On 05/02/2022 22:16, Julien Roy wrote:
I didn't - I typically use the Gentoo and Arch wiki when I need information, but will keep that in mind. I noticed, on that page, that there's a big bold warning about using post-2019 WD Red drives. Sadly, that's exactly what I am doing, my array is 4xWD60EFAX. I don't know whether that's the cause of the problem. It does say on the wiki that these drives can't be added to existing arrays, so it would make sense. Oh well, lesson learned.

Ouch. EFAX drives are the new SMR version it seems. You might have been lucky, it might have added okay.

The problem with these drives, basically, is you cannot stream data to them. They'll accept so much, fill up their CMR buffers, and then stall while they do an internal re-organisation. And by the time they start responding again, the OS thinks the drive has failed ...

I've just bought a Toshiba N300 8TB for £165 as my backup drive. As far as I know that's an okay drive for raid - I haven't heard any bad stories about SMR being sneaked in ... I've basically split it in 2, 3TB as a spare partition for my raid, and 5TB as backup for my 6TB (3x3) raid array.

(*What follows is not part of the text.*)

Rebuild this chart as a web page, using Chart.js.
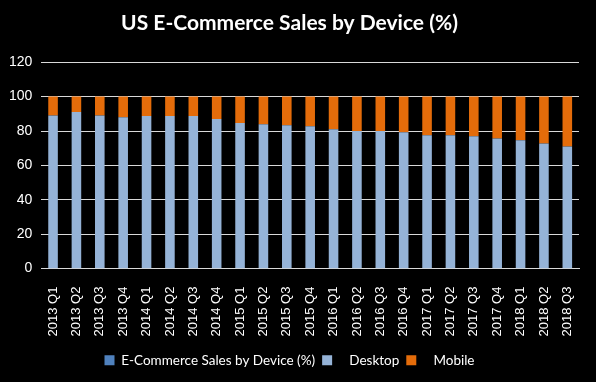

Look at creating a raid-10 from your WDs, or if you create a new raid-5 array from scratch using --assume-clean then format it, you're probably okay. Replacing SMRs with CMRs will probably work fine so if one of your WDs fail, you should be okay replacing it, so long as it's not another SMR :-) (If you do a scrub, expects loads of parity errors first time :-) but you will probably get away with it if you're careful.